The rookie quarterback is showing the traits New Orleans has been searching for.
The loudest arguments about franchise quarterbacks usually arrive with noise. Big throws. Big personalities. Big statements made before anything has been earned. Tyler Shough has taken a different path with the New Orleans Saints, and that may be exactly why his case deserves real consideration.
Shough has been quietly impressive, the kind of rookie quarterback who builds trust snap by snap rather than demanding belief on draft night. He does not overwhelm a room or dominate a highlight reel. He steadies things. In a league that often mistakes flash for progress, that distinction matters.
From the start, Shough has looked like a professional quarterback. Not just because of his size or arm strength, though both are obvious, but because of how he runs an offense. He gets the unit lined up. He makes the protection calls. He understands where pressure is coming from and adjusts without panic. Those details rarely generate buzz, but they separate quarterbacks who survive from those who last.
His processing speed stands out. Shough does not lock onto one read and hope for the best. He works through progressions with purpose. When the first option is covered, he moves on. When a play breaks down, he keeps his eyes up and his mechanics intact. He shows patience in the pocket without drifting into danger, and he knows when the smartest play is simply to live for the next down.
Shough’s arm talent is real and practical. He can drive the ball outside the numbers and fit throws into tight windows without forcing them. He throws with touch over the middle and enough velocity to challenge coverage. There is efficiency in his motion and consistency in his release. Receivers benefit from that reliability, and coaches trust quarterbacks who keep timing intact.
He also brings athletic ability that fits today’s game without turning it into a gimmick. Shough can extend plays when needed and punish defenses that lose discipline, but he remains a passer first. He scrambles with intention, not desperation, and he looks to throw before he looks to run. That balance keeps an offense functional and limits unnecessary risks.
The Saints are not a finished product, but they are not starting from scratch, either. This is a roster that needs improvement, particularly in depth and overall speed, yet it remains close enough to matter in the NFC South. Just as important, it needs more young talent it can build around. In that kind of situation, quarterback play becomes the difference between spinning in place and moving forward.
New Orleans does not need a short-term spark. It needs stability and growth at the same time. Shough fits that reality. He plays under control. He protects the football. He understands situational football and recognizes when a checkdown is a positive play rather than a failure. Those traits allow an offense to function while the rest of the roster develops.
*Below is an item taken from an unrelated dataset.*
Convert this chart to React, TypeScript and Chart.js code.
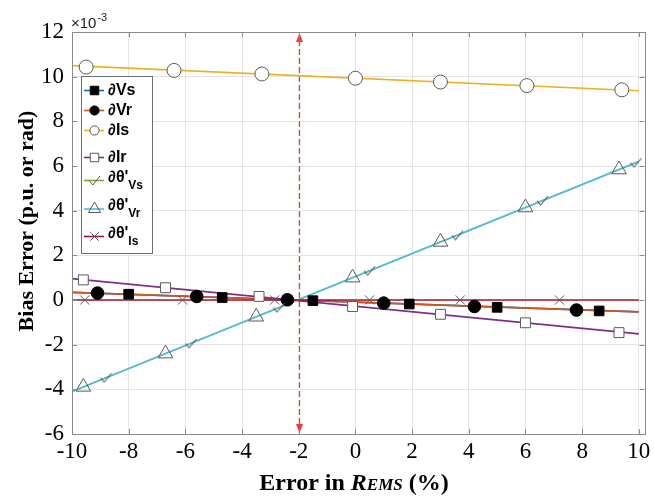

Leadership is part of the evaluation, and Shough shows it in ways that are easy to miss. He prepares the same way every day. His demeanor does not change with circumstances. Teammates respond to that consistency. Quarterbacks who lead quietly often earn stronger buy-in because nothing about them feels forced.
Calling someone a franchise quarterback is easy when the highlights are loud and constant. It is harder, and often more accurate, when the evidence builds slowly. Shough’s growth has followed that second path. Each appearance looks a little cleaner. Each decision comes a little faster. Each drive feels more composed.
The Saints need more players like him. Young, disciplined, and capable of growing with the job. Tyler Shough may not announce himself as the future of the franchise, but his play continues to suggest it. Sometimes the strongest case is the one that does not need to be shouted.